Ugh! I'm sorry---this makes me kind of appreciate the bedrest I had!

Kim said...

Have you tried support hose? I was encouraged for both of my pregnancies to wear them and I always blew them off, thinking they were totally only for old people.

But when my mom came into town a few weeks ago to watch the kids while Sam and I both had business trips, she raved about how she and my dad wear support socks on planes because they help with swelling and jetlag. My trips to Houston really wear me out because I just go for a day really, so I thought I would give the socks a try.

I LOVED THEM. LOVED!!

Normally on planes, I am a fidgety mess. My legs and knees hurt like h*ll from sitting still and then my butt hurts, etc etc. With those support socks on, I was not fidgety AT ALL, my legs did not hurt, and I really felt fine getting off that plane.

My mom's socks were knee highs and came in different colors -- I have a feeling you could find some that would go with some of your dresses!

I really feel for you. With Aidan, I had such nerve/leg/pelvis pain (he was basically hanging out in my back -- I wonder if Taco is there for you). I ended up carrying a footstool around campus with me for classes and lectures because I couldn't stand to have my feet all the way on the floor!

Hang in there!! (And try support hose if you haven't already!)

Sarah said...

Support hose are a great idea! My dad wears them sometimes because he stands up all day at work and they help his veins and sciatic nerve pain.

I feel for you-- screw the low belly exposure and wear whatever makes you feel a little bit okay. Yoga pants and a blazer?

Hanah said...

Definitely support hose or yoga shorts under a dress. And I recommend a floor-length maternity dress or skirt to avoid the exposure issue.

LL said...

Oh my god I experienced such empathy and pain in this post. I seriously hate being pregnant and that is the biggest road block between me and the idea of baby #3 right now. I respect the miracle and I am deeply grateful that I can get pregnant pretty easily, but oh my gosh, the last few months are just so un-fun (and so very long). Doing it with two kids and a job that requires any amount of walking makes it that much worse. I hope the suggestions of other people or your doctor help. Near the end of my pregnancy with Claire I wore this one pair of super comfy long black pants with the full belly panel. I'd stretch it up over my belly, minimizing the belly exposure potential, and stick my legs in any direction that happened to feel comfortable while I was sitting. If you ever head our way I'd be happy to loan you any of my maternity work clothes!

Marianne said...

I'm so sorry you're in pain! Poor thing. I'm sure you're getting tons of advice, but I go to a chiropractor, who has an in-house massage therapist.

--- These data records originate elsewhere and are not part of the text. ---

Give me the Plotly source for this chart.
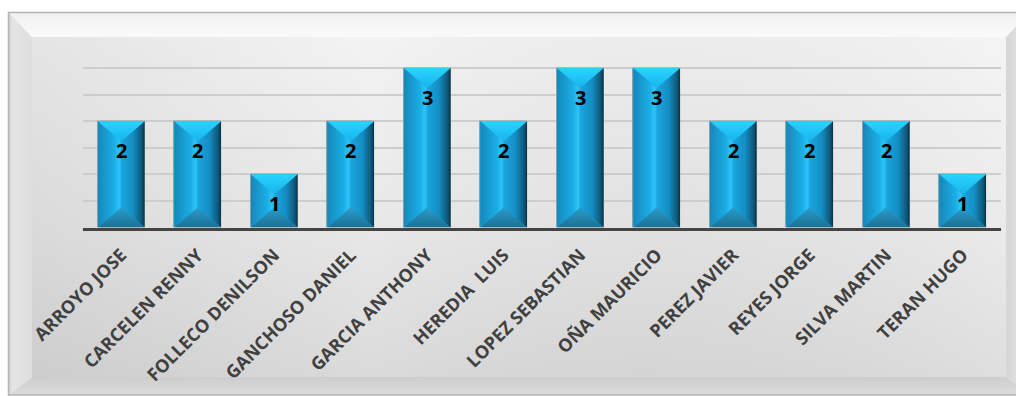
import base64
import plotly.graph_objects as go

# Players and the count recorded for each
players = [
    "ARROYO JOSE", "CARCELEN RENNY", "FOLLECO DENILSON", "GANCHOSO DANIEL",
    "GARCIA ANTHONY", "HEREDIA  LUIS", "LOPEZ SEBASTIAN", "OÑA MAURICIO",
    "PEREZ JAVIER", "REYES JORGE", "SILVA MARTIN", "TERAN HUGO",
]
counts = [2, 2, 1, 2, 3, 2, 3, 3, 2, 2, 2, 1]

W, H = 1016, 396
X_DOM = [83 / W, 1001 / W]
Y_DOM = [1 - 227.5 / H, 1 - 41.5 / H]
Y_MAX = 3.5
BAR_W = 0.61
BEVEL_PX = 20

px_per_unit = (Y_DOM[1] - Y_DOM[0]) * H / Y_MAX
bevel = BEVEL_PX / px_per_unit
xs = list(range(len(players)))

# Framed, beveled gray panel behind the chart
svg = f"""<svg xmlns='http://www.w3.org/2000/svg' width='{W}' height='{H}' viewBox='0 0 {W} {H}'>
<defs>
<linearGradient id='face' x1='0' y1='0' x2='0' y2='1'>
<stop offset='0' stop-color='#f3f3f3'/><stop offset='0.55' stop-color='#e8e8e8'/><stop offset='1' stop-color='#dadada'/>
</linearGradient>
<linearGradient id='side' x1='0' y1='0' x2='1' y2='0'>
<stop offset='0' stop-color='#000' stop-opacity='0.06'/><stop offset='0.35' stop-color='#000' stop-opacity='0.0'/>
<stop offset='1' stop-color='#fff' stop-opacity='0.12'/>
</linearGradient>
<linearGradient id='topb' x1='0' y1='0' x2='0' y2='1'>
<stop offset='0' stop-color='#f0f0f0'/><stop offset='1' stop-color='#fafafa'/>
</linearGradient>
<linearGradient id='botb' x1='0' y1='0' x2='0' y2='1'>
<stop offset='0' stop-color='#cdcdcd'/><stop offset='1' stop-color='#dcdcdc'/>
</linearGradient>
<linearGradient id='leftb' x1='0' y1='0' x2='1' y2='0'>
<stop offset='0' stop-color='#d0d0d0'/><stop offset='0.2' stop-color='#e4e4e4'/><stop offset='1' stop-color='#dedede'/>
</linearGradient>
<linearGradient id='rightb' x1='0' y1='0' x2='1' y2='0'>
<stop offset='0' stop-color='#d6d6d6'/><stop offset='1' stop-color='#e8e8e8'/>
</linearGradient>
</defs>
<rect x='0' y='0' width='{W}' height='{H}' fill='#ffffff'/>
<polygon points='8,12 1030,12 1006,37 32,37' fill='url(#topb)'/>
<polygon points='8,395 1030,395 1006,377 32,377' fill='url(#botb)'/>
<polygon points='8,12 32,37 32,377 8,395' fill='url(#leftb)'/>
<polygon points='1030,12 1006,37 1006,377 1030,395' fill='url(#rightb)'/>
<rect x='32' y='37' width='974' height='340' fill='url(#face)'/>
<rect x='32' y='37' width='974' height='340' fill='url(#side)'/>
<rect x='8.5' y='12.5' width='1030' height='382.5' fill='none' stroke='#b4b4b4' stroke-width='1.5'/>
</svg>"""
svg_uri = "data:image/svg+xml;base64," + base64.b64encode(svg.encode("utf-8")).decode("ascii")

fig = go.Figure()

fig.add_trace(go.Bar(
    x=xs, y=counts, width=BAR_W,
    marker=dict(color="#18a6dd", line=dict(color="#8aa3ad", width=1)),
    hoverinfo="skip", showlegend=False,
))


def facet(px, py, kind, stops):
    fig.add_trace(go.Scatter(
        x=px, y=py, mode="lines", fill="toself",
        line=dict(width=0, color="rgba(0,0,0,0)"),
        fillgradient=dict(type=kind, colorscale=stops),
        hoverinfo="skip", showlegend=False,
    ))


# Beveled faces drawn over each bar (gradients run left->right and bottom->top)
hw = BAR_W / 2
for x, v in zip(xs, counts):
    L, R, c = x - hw, x + hw, x
    facet([L, c, c, L, L], [v, v - bevel, bevel, 0, v], "horizontal",
          [[0, "#1688ba"], [0.7, "#1aaee6"], [0.9, "#2ec4f7"], [1, "#1cb3ec"]])
    facet([R, c, c, R, R], [v, v - bevel, bevel, 0, v], "horizontal",
          [[0, "#1aa6de"], [0.5, "#148ec3"], [0.88, "#0e5676"], [1, "#0a2f40"]])
    facet([L, R, c, L], [v, v, v - bevel, v], "vertical",
          [[0, "#17b5ec"], [1, "#2ad3ff"]])
    facet([L, R, c, L], [0, 0, bevel, 0], "vertical",
          [[0, "#1b7095"], [1, "#2a9cc8"]])

# Value labels inside the top of each bar
for x, v in zip(xs, counts):
    fig.add_annotation(
        x=x, y=v, text=str(v), showarrow=False, yanchor="middle", yshift=-29,
        font=dict(family="Open Sans", size=20, color="#000000", weight=700),
    )

fig.update_layout(
    width=W, height=H,
    margin=dict(l=0, r=0, t=0, b=0),
    paper_bgcolor="#ffffff", plot_bgcolor="rgba(0,0,0,0)",
    bargap=0, showlegend=False,
    images=[dict(source=svg_uri, xref="paper", yref="paper", x=0, y=1,
                 sizex=1, sizey=1, xanchor="left", yanchor="top",
                 sizing="stretch", layer="below")],
    xaxis=dict(
        domain=X_DOM, range=[-0.5, len(players) - 0.5], automargin=False,
        tickmode="array", tickvals=xs, ticktext=players, tickangle=-45,
        tickfont=dict(family="Open Sans", size=18, color="#404040", weight=700),
        showgrid=False, zeroline=False, showline=True,
        linecolor="#444444", linewidth=3, ticks="", ticklabelstandoff=7,
    ),
    yaxis=dict(
        domain=Y_DOM, range=[0, Y_MAX + 0.0001], dtick=0.5, automargin=False,
        showticklabels=False, showgrid=True, gridcolor="#cdcdcd", gridwidth=2,
        zeroline=False, showline=False, ticks="",
    ),
)

fig.write_html("out.html")
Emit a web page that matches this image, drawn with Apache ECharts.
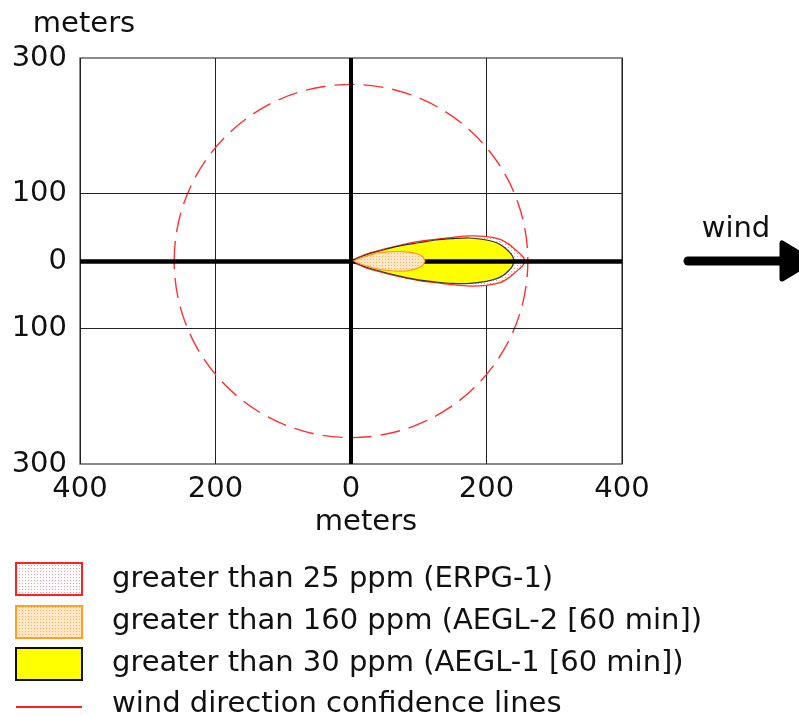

It has helped me a lot during the past few weeks.

I only teach 1 night a week (for three hours... ugh ... and I go after work), but this week was tough for me. I actually sat down for a while during the lecture. And I showed them a 25 minute video. I have next week, no class on thanksgiving, and then two more weeks. After last night, I'm not sure I'm going to make it. And I have nine weeks to go. I don't know how you're doing it all Becca.

Kyla said...

Ugh. Sounds almost as miserable as taking organic chem lab. LOL. Seriously, I don't know how you do it. I'm horrible at being pregnant. I had a desk job and it was just killer at the end of my pregnancies.

Amy said...

You're almost there! And I agree with SMJ, yoga pants all around.